Disguising Welfare As "Tax Fairness"


Critics say that Democrats who want to give the $500 per child tax credit to those who don't pay any taxes are involved in a sleight-of-hand that disguises welfare as "tax fairness."

Republicans point out that the working poor already get substantial help through the Earned Income Tax Credit established in 1975. Its purpose is to offset Social Security and other payroll taxes on the working poor, and to encourage low-income people to seek employment rather than welfare.

  • The EITC tax offset will reward those eligible with $26 billion this year -- up from less than $6 billion in 1988.

  • Of the $26 billion, more than $22 billion will go out in the form of checks -- with the rest reducing income tax liabilities.

  • So less than 15 percent of the credit goes to workers who pay income taxes.

The President has proposed that low-income workers be allowed to use the $500 child credit to offset the payroll taxes they pay -- even though the EITC already partially offsets payroll taxes in addition to income taxes.

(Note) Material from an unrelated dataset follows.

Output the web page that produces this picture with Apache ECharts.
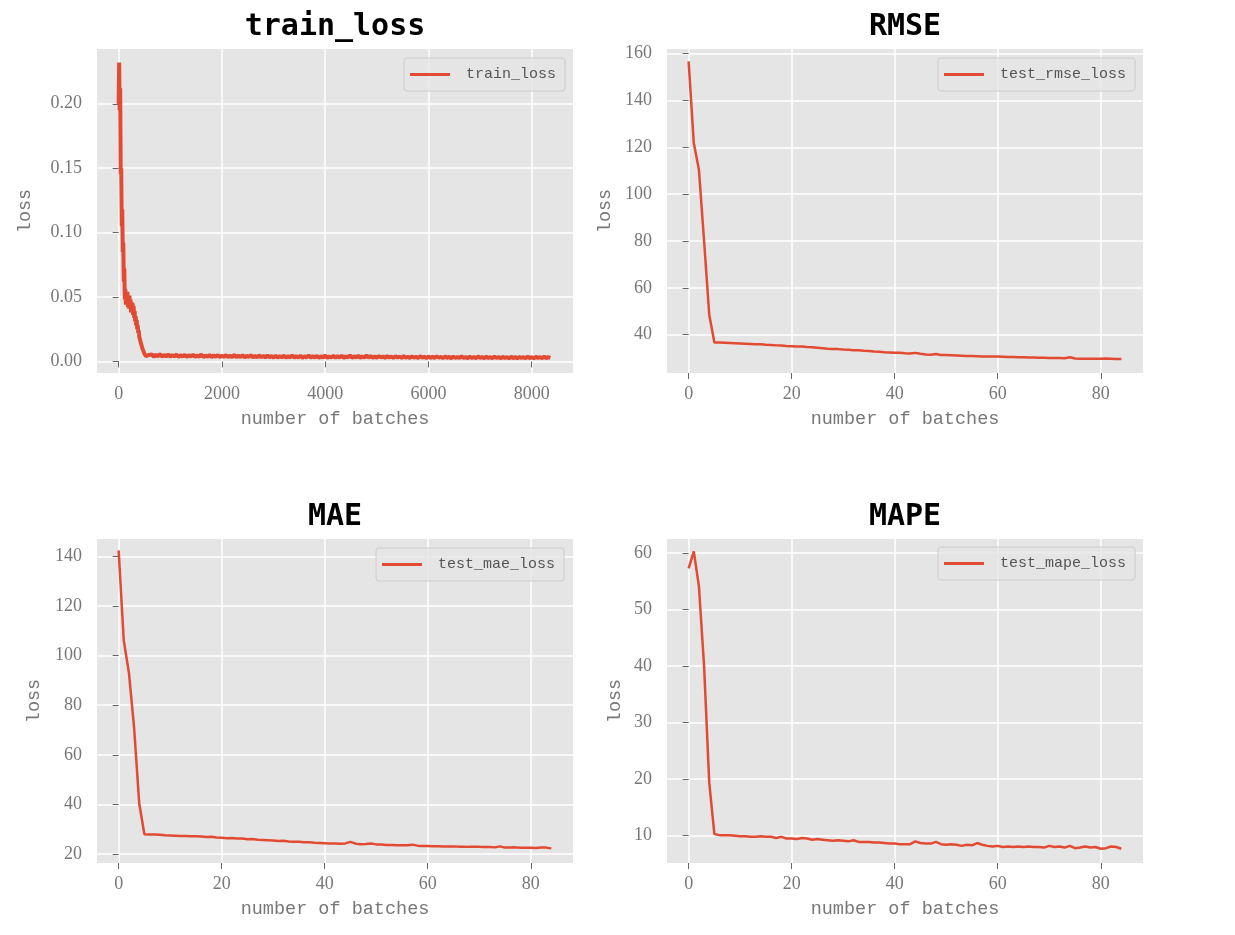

But some analysts suggest that payroll taxes shouldn't be treated like income taxes, since Social Security is a social insurance program. Lower-income workers receive a much higher return on their "investment" when they retire than higher income workers.

  • A study by C. Eugene Stuerle of the Urban Institute found that a two-earner couple -- both with low incomes and retiring in 2010 -- will get $38,500 more in Social Security, in constant 1993 dollars, then they paid in.

  • But a two-earner couple retiring in 2010 -- one earning a higher salary and the other at the average -- will actually pay almost $80,000 more into Social Security than they will get from it.